Reading. Please keep up with the course by studying the following material as we go through it. We will go through material at a rapid pace and the assumption is that you'll spend a lot of time with the theory by yourself in order to understand and keep up with the course.

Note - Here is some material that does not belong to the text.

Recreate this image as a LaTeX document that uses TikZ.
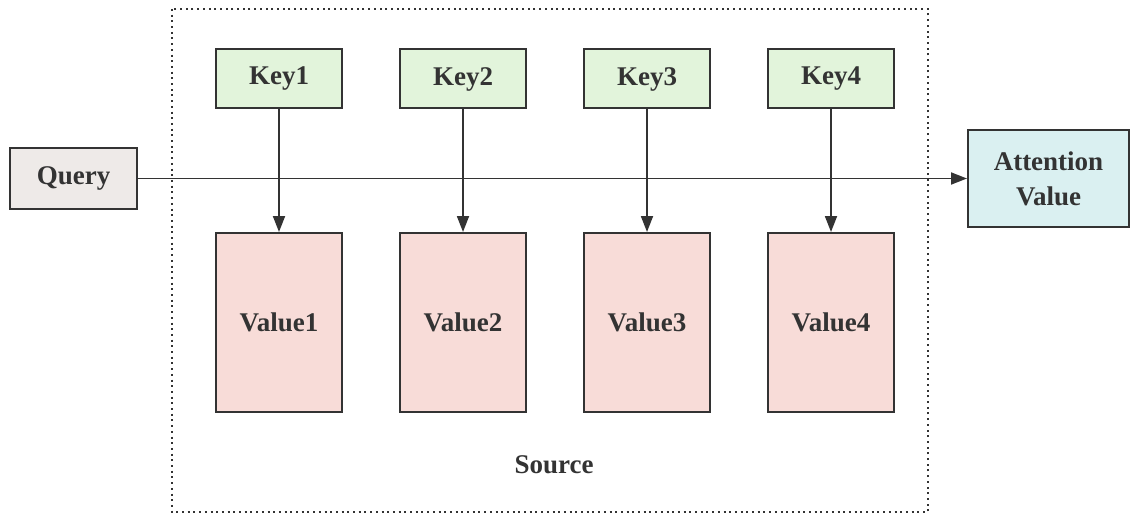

Part I: tiny bit of dimension theory

  1. Spectrum of a ring 00DY (lecture 9-5)
  2. Prime avoidance 00DS (lecture 9-5)
  3. Noetherian topological spaces 0050 (lecture 9-5)
  4. Noetherian rings 00FM (lecture 9-5 and 9-7)
  5. Noether normalization 00OY (lecture 9-7)
  6. Transcendence degree 030D (lecture 9-12)
  7. Norm and Trace 0BIE (lecture 9-12)
  8. Dimension and dimension functions 0054 02I8 (lecture 9-12)
  9. Gauss' lemma and company 0BC1, 0AFV, 00H7 (lecture 9-12 and 9-14)
  10. Hilbert Nullstellensatz 00FV (lecture 9-14)
  11. Dimension theory 0054, 07NB (lecture 9-14)
  12. Conclusion handout (pdf) (lecture 9-14)

Part II: tiny bit of varieties

For background, please read along in Hartshorne, Chapter I. The Stacks project defines the category of schemes first, and then a variety is an irreducible separated scheme of finite type over a given base field. As in Hartshorne, in this part of the course we will fix an algebraically closed ground field k.

  1. Comparing closed subsets 005Z (lecture 9-19)
  2. Affine varieties (lecture 9-19)
  3. Products of varieties 05P3 (lecture 9-19)
  4. Regular functions (lecture 9-19)
  5. Morphisms of varieties (lecure 9-19)
  6. Rational maps of varieties (lecture 9-21)
  7. Varieties and rational maps 0BXM (lecture 9-21)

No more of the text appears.